Data section »
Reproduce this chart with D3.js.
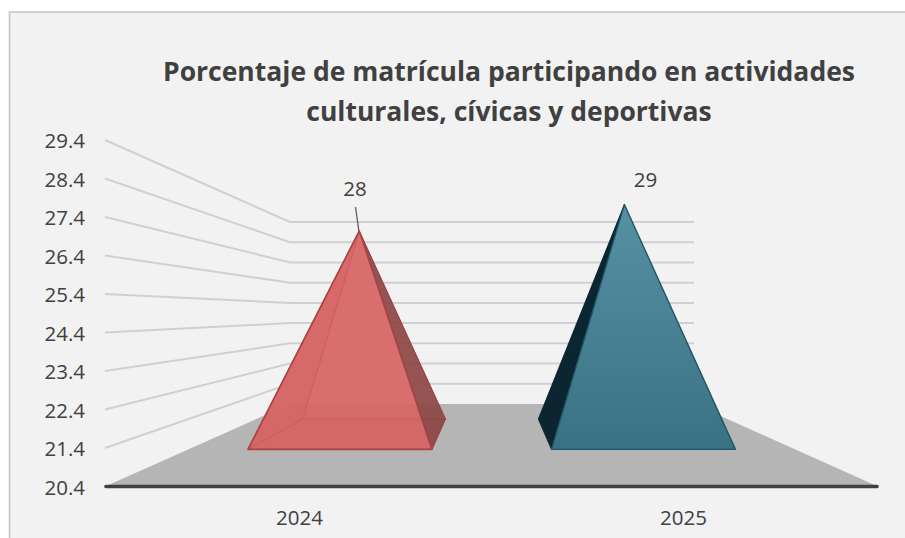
<!DOCTYPE html>
<html><head><meta charset="utf-8">
<script src="https://cdn.jsdelivr.net/npm/d3@7"></script>
<style>html,body{margin:0;padding:0;background:#fff;overflow:hidden}svg{display:block}text{font-family:"Open Sans",sans-serif}</style>
</head><body><div id="chart"></div>
<script>
const categories = ["2024","2025"];
const values = [28,29];
const dataLabels = ["28","29"];
const yTicks = [20.4,21.4,22.4,23.4,24.4,25.4,26.4,27.4,28.4,29.4];
const titleLines = ["Porcentaje de matrícula participando en actividades","culturales, cívicas y deportivas"];

const W=905,H=538;
const svg=d3.select("#chart").append("svg").attr("width",W).attr("height",H);
const defs=svg.append("defs");
const g1=defs.append("linearGradient").attr("id","blueFace").attr("x1",0).attr("y1",0).attr("x2",0).attr("y2",1);
g1.append("stop").attr("offset",0).attr("stop-color","#5691a3");
g1.append("stop").attr("offset",1).attr("stop-color","#397283");

svg.append("rect").attr("x",9.5).attr("y",12).attr("width",1000).attr("height",600).attr("fill","#f2f2f2").attr("stroke","#c6c6c6").attr("stroke-width",1.6);

// 3D projection: t = depth (0 front, 1 back wall)
const yFront=d3.scaleLinear().domain([20.4,29.4]).range([486.5,140]);
const yBack=d3.scaleLinear().domain([20.4,29.4]).range([404,222]);
const leftAt=d3.scaleLinear().domain([0,1]).range([105,290]);
const rightAt=d3.scaleLinear().domain([0,1]).range([878,694]);
const proj=(u,t,v)=>{ // u in category space [0,categories.length]
  const x=d3.scaleLinear().domain([0,categories.length]).range([leftAt(t),rightAt(t)])(u);
  const y=d3.scaleLinear().domain([0,1]).range([yFront(v),yBack(v)])(t);
  return [x,y];
};
const line=d3.line();
const poly=pts=>line(pts)+"Z";

// walls
const grid=svg.append("g");
yTicks.slice(1).forEach(v=>{
  grid.append("path").attr("d",line([proj(0,0,v),proj(0,1,v),proj(categories.length,1,v)]))
    .attr("fill","none").attr("stroke","#d0d0d0").attr("stroke-width",2);
});
// floor
const v0=yTicks[0];
svg.append("path").attr("d",poly([proj(0,0,v0),proj(2,0,v0),proj(2,1,v0),proj(0,1,v0)])).attr("fill","#b5b5b5");
svg.append("line").attr("x1",106).attr("x2",877).attr("y1",yFront(v0)).attr("y2",yFront(v0))
  .attr("stroke","#404040").attr("stroke-width",3.6).attr("stroke-linecap","round");

// pyramids
const tF=0.45,tB=0.817,tM=0.658,halfW=0.303;
const pyr=(i,v)=>{
  const c=i+0.5;
  return {
    fl:proj(c-halfW,tF,v0),fr:proj(c+halfW,tF,v0),
    bl:proj(c-halfW,tB,v0),br:proj(c+halfW,tB,v0),
    apex:proj(c,tM,v)
  };
};
// red
{
  const p=pyr(0,values[0]), g=svg.append("g");
  const face=(pts,fill,op,sw)=>g.append("path").attr("d",poly(pts)).attr("fill",fill).attr("fill-opacity",op)
     .attr("stroke","#a5403f").attr("stroke-opacity",0.85).attr("stroke-width",sw).attr("stroke-linejoin","round");
  face([p.bl,p.br,p.apex],"#c85a5a",0.6,1);
  face([p.fl,p.fr,p.br,p.bl],"#c85656",0.75,1);
  face([p.fr,p.br,p.apex],"#874848",0.85,1);
  face([p.fl,p.bl,p.apex],"#cc5c5c",0.8,1.4);
  face([p.fl,p.fr,p.apex],"#d86565",0.82,1.6);
}
// blue
{
  const p=pyr(1,values[1]), g=svg.append("g");
  g.append("path").attr("d",poly([p.fl,p.bl,p.apex])).attr("fill","#0b2630").attr("stroke","#0b2630");
  g.append("path").attr("d",poly([p.fl,p.fr,p.apex])).attr("fill","url(#blueFace)")
    .attr("stroke","#1f5566").attr("stroke-width",1.4).attr("stroke-linejoin","round");
}
// labels
const textColor="#404040", fs=20.5;
svg.append("g").selectAll("text").data(yTicks).join("text")
  .attr("x",85).attr("y",d=>yFront(d)+8).attr("text-anchor","end")
  .attr("font-size",fs).attr("fill",textColor).text(d=>d3.format(".1f")(d));
svg.append("g").selectAll("text").data(categories).join("text")
  .attr("x",(d,i)=>[299.5,683.5][i]).attr("y",525).attr("text-anchor","middle")
  .attr("font-size",fs).attr("fill",textColor).text(d=>d);
svg.append("line").attr("x1",355.5).attr("y1",207).attr("x2",359).attr("y2",232).attr("stroke","#666").attr("stroke-width",1.4);
svg.append("g").selectAll("text").data(dataLabels).join("text")
  .attr("x",(d,i)=>[355,645.5][i]).attr("y",(d,i)=>[196,186.5][i]).attr("text-anchor","middle")
  .attr("font-size",fs).attr("fill",textColor).text(d=>d);
svg.append("g").selectAll("text").data(titleLines).join("text")
  .attr("x",509).attr("y",(d,i)=>[81,120.5][i]).attr("text-anchor","middle").attr("font-weight",700)
  .attr("font-size",26.5).attr("fill",textColor).text(d=>d);
</script></body></html>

Given exercise » Repeat the data above exactly, but not the pictures.

Response to this task »
Reproduce this chart with D3.js.
<!DOCTYPE html>
<html><head><meta charset="utf-8">
<script src="https://cdn.jsdelivr.net/npm/d3@7"></script>
<style>html,body{margin:0;padding:0;background:#fff;overflow:hidden}svg{display:block}text{font-family:"Open Sans",sans-serif}</style>
</head><body><div id="chart"></div>
<script>
const categories = ["2024","2025"];
const values = [28,29];
const dataLabels = ["28","29"];
const yTicks = [20.4,21.4,22.4,23.4,24.4,25.4,26.4,27.4,28.4,29.4];
const titleLines = ["Porcentaje de matrícula participando en actividades","culturales, cívicas y deportivas"];

const W=905,H=538;
const svg=d3.select("#chart").append("svg").attr("width",W).attr("height",H);
const defs=svg.append("defs");
const g1=defs.append("linearGradient").attr("id","blueFace").attr("x1",0).attr("y1",0).attr("x2",0).attr("y2",1);
g1.append("stop").attr("offset",0).attr("stop-color","#5691a3");
g1.append("stop").attr("offset",1).attr("stop-color","#397283");

svg.append("rect").attr("x",9.5).attr("y",12).attr("width",1000).attr("height",600).attr("fill","#f2f2f2").attr("stroke","#c6c6c6").attr("stroke-width",1.6);

// 3D projection: t = depth (0 front, 1 back wall)
const yFront=d3.scaleLinear().domain([20.4,29.4]).range([486.5,140]);
const yBack=d3.scaleLinear().domain([20.4,29.4]).range([404,222]);
const leftAt=d3.scaleLinear().domain([0,1]).range([105,290]);
const rightAt=d3.scaleLinear().domain([0,1]).range([878,694]);
const proj=(u,t,v)=>{ // u in category space [0,categories.length]
  const x=d3.scaleLinear().domain([0,categories.length]).range([leftAt(t),rightAt(t)])(u);
  const y=d3.scaleLinear().domain([0,1]).range([yFront(v),yBack(v)])(t);
  return [x,y];
};
const line=d3.line();
const poly=pts=>line(pts)+"Z";

// walls
const grid=svg.append("g");
yTicks.slice(1).forEach(v=>{
  grid.append("path").attr("d",line([proj(0,0,v),proj(0,1,v),proj(categories.length,1,v)]))
    .attr("fill","none").attr("stroke","#d0d0d0").attr("stroke-width",2);
});
// floor
const v0=yTicks[0];
svg.append("path").attr("d",poly([proj(0,0,v0),proj(2,0,v0),proj(2,1,v0),proj(0,1,v0)])).attr("fill","#b5b5b5");
svg.append("line").attr("x1",106).attr("x2",877).attr("y1",yFront(v0)).attr("y2",yFront(v0))
  .attr("stroke","#404040").attr("stroke-width",3.6).attr("stroke-linecap","round");

// pyramids
const tF=0.45,tB=0.817,tM=0.658,halfW=0.303;
const pyr=(i,v)=>{
  const c=i+0.5;
  return {
    fl:proj(c-halfW,tF,v0),fr:proj(c+halfW,tF,v0),
    bl:proj(c-halfW,tB,v0),br:proj(c+halfW,tB,v0),
    apex:proj(c,tM,v)
  };
};
// red
{
  const p=pyr(0,values[0]), g=svg.append("g");
  const face=(pts,fill,op,sw)=>g.append("path").attr("d",poly(pts)).attr("fill",fill).attr("fill-opacity",op)
     .attr("stroke","#a5403f").attr("stroke-opacity",0.85).attr("stroke-width",sw).attr("stroke-linejoin","round");
  face([p.bl,p.br,p.apex],"#c85a5a",0.6,1);
  face([p.fl,p.fr,p.br,p.bl],"#c85656",0.75,1);
  face([p.fr,p.br,p.apex],"#874848",0.85,1);
  face([p.fl,p.bl,p.apex],"#cc5c5c",0.8,1.4);
  face([p.fl,p.fr,p.apex],"#d86565",0.82,1.6);
}
// blue
{
  const p=pyr(1,values[1]), g=svg.append("g");
  g.append("path").attr("d",poly([p.fl,p.bl,p.apex])).attr("fill","#0b2630").attr("stroke","#0b2630");
  g.append("path").attr("d",poly([p.fl,p.fr,p.apex])).attr("fill","url(#blueFace)")
    .attr("stroke","#1f5566").attr("stroke-width",1.4).attr("stroke-linejoin","round");
}
// labels
const textColor="#404040", fs=20.5;
svg.append("g").selectAll("text").data(yTicks).join("text")
  .attr("x",85).attr("y",d=>yFront(d)+8).attr("text-anchor","end")
  .attr("font-size",fs).attr("fill",textColor).text(d=>d3.format(".1f")(d));
svg.append("g").selectAll("text").data(categories).join("text")
  .attr("x",(d,i)=>[299.5,683.5][i]).attr("y",525).attr("text-anchor","middle")
  .attr("font-size",fs).attr("fill",textColor).text(d=>d);
svg.append("line").attr("x1",355.5).attr("y1",207).attr("x2",359).attr("y2",232).attr("stroke","#666").attr("stroke-width",1.4);
svg.append("g").selectAll("text").data(dataLabels).join("text")
  .attr("x",(d,i)=>[355,645.5][i]).attr("y",(d,i)=>[196,186.5][i]).attr("text-anchor","middle")
  .attr("font-size",fs).attr("fill",textColor).text(d=>d);
svg.append("g").selectAll("text").data(titleLines).join("text")
  .attr("x",509).attr("y",(d,i)=>[81,120.5][i]).attr("text-anchor","middle").attr("font-weight",700)
  .attr("font-size",26.5).attr("fill",textColor).text(d=>d);
</script></body></html>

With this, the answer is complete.